By the time I was 12, I had saved enough money to by a Sears self-propelled gas powered mower.  During the next few years, I put so many miles on that mower, that I had to rebuild the mower engine more than once.



My grass cutting business thrived so well that, by the time I was 14, I was able to obtain my unrestricted driver’s license and buy my first motorcycle.

At that time, New Mexico allowed a person to qualify for a driver’s license at age 14 because so many of the farmer’s children needed to drive to support their family farm needs.

I kept cutting grass until I was 16, when I got a part-time job in the local Furr’s supermarket.  I started out unloading trucks and mopping floors – then to bag boy and stocking shelves –and finally working my way up to cashier.

bag boy


This allowed me to be able to sell my first motorcycle and buy a new 1954 Harley Davidson 165cc motorcycle for more reliable transportation to work and school.


When I was 17, I bought a used 1940 Chevrolet coupe to customize, and ended up rebuilding the engine and repainting it.  I met DiVoran’s brother, David, at Furr’s supermarket, where I was still working, and she told me later that he was awed by a guy my age who owned a car and a motorcycle.  She said she decided right then and there she wanted to meet that boy.


In 1955 I traded in my 165 cc motorcycle in on a new 1955 Harley Davidson Sportster.  This motorcycle would end up serving me faithfully for years to come.

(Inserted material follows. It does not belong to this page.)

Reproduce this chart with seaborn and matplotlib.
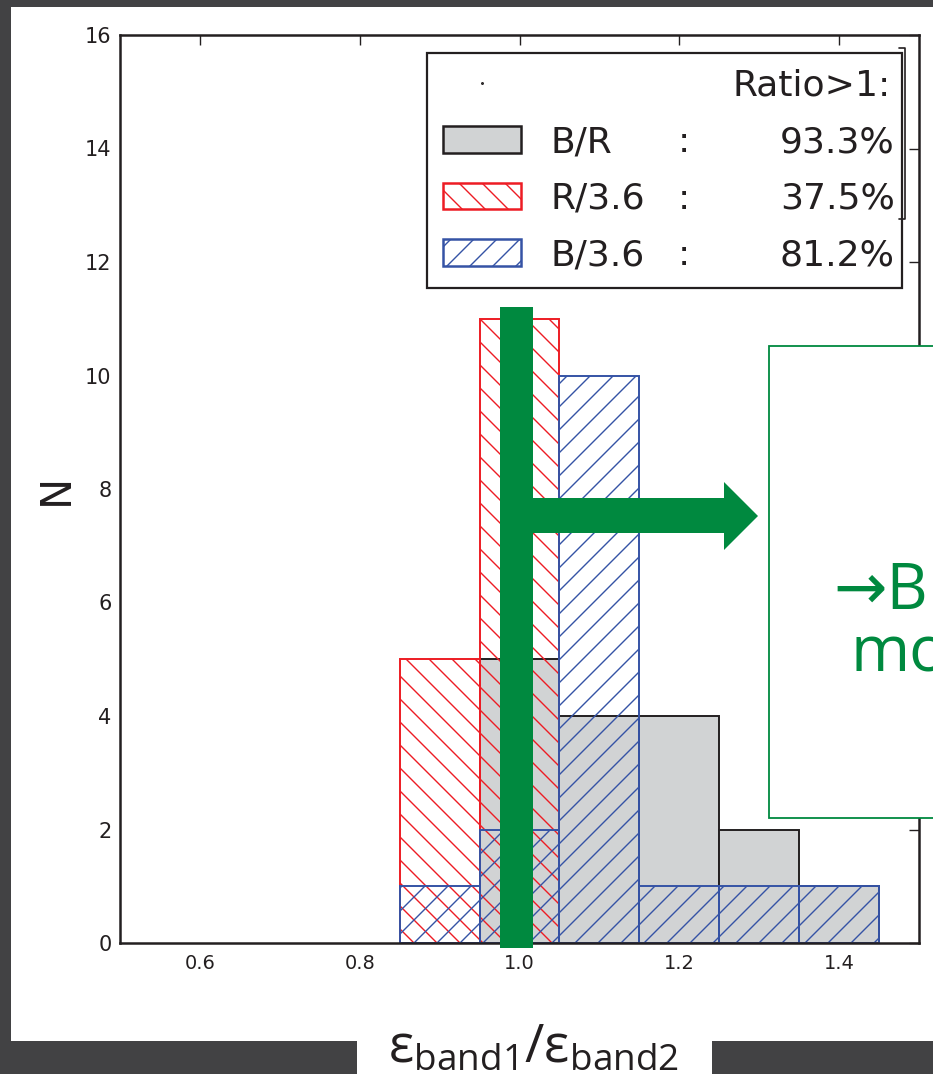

At 18, while I was still in my senior year of high school, I joined the local NROTC and began my short career with the U.S. Navy.  I met DiVoran that year in typing class, and by the time we graduated, we were engaged.

young beloved


Senior picture

Not long after that, I shipped out on my first U.S. Navy shipboard cruise.  That 10-month cruise first took me to the many ports around the Mediterranean, back to the U.S. and then to stops on both sides of South America and at Panama, and finally to Bremerton, Washing ton.  We wrote to each other every day while I was gone, and just knew we were meant to spend the rest of our lives together by the time I was transferred to my next duty assignment.



DiVoran and I were married when we were 19, and lived in San Diego during the 6-month stateside assignment to my next ship.   When I shipped out on my 8-month cruise to Hawaii, Japan and Hong Kong, DiVoran returned to Albuquerque to live with her parents and attend Beauty school.


After I was released from active duty with the Navy at age 20, DiVoran and I moved to Los Angeles for me to attend Northrop University.  I started my engineering career in the aerospace field while still in college, first with Douglas Aircraft Company and then with North American Aviation.  We ended up staying in Los Angeles eight years because after my first two years in college, I went to work full-time while continuing my college classes at night, and I couldn’t always get the classes I needed.


At first, DiVoran worked full-time as a beautician to help with our living expenses.  Then after our children were born, she stopped working to be a stayed-at-home mom.

baby girl

bsby boy

As soon as I graduating from college in 1965, we moved to Titusville, FL with North American Aviation, on the Apollo Manned Space Program.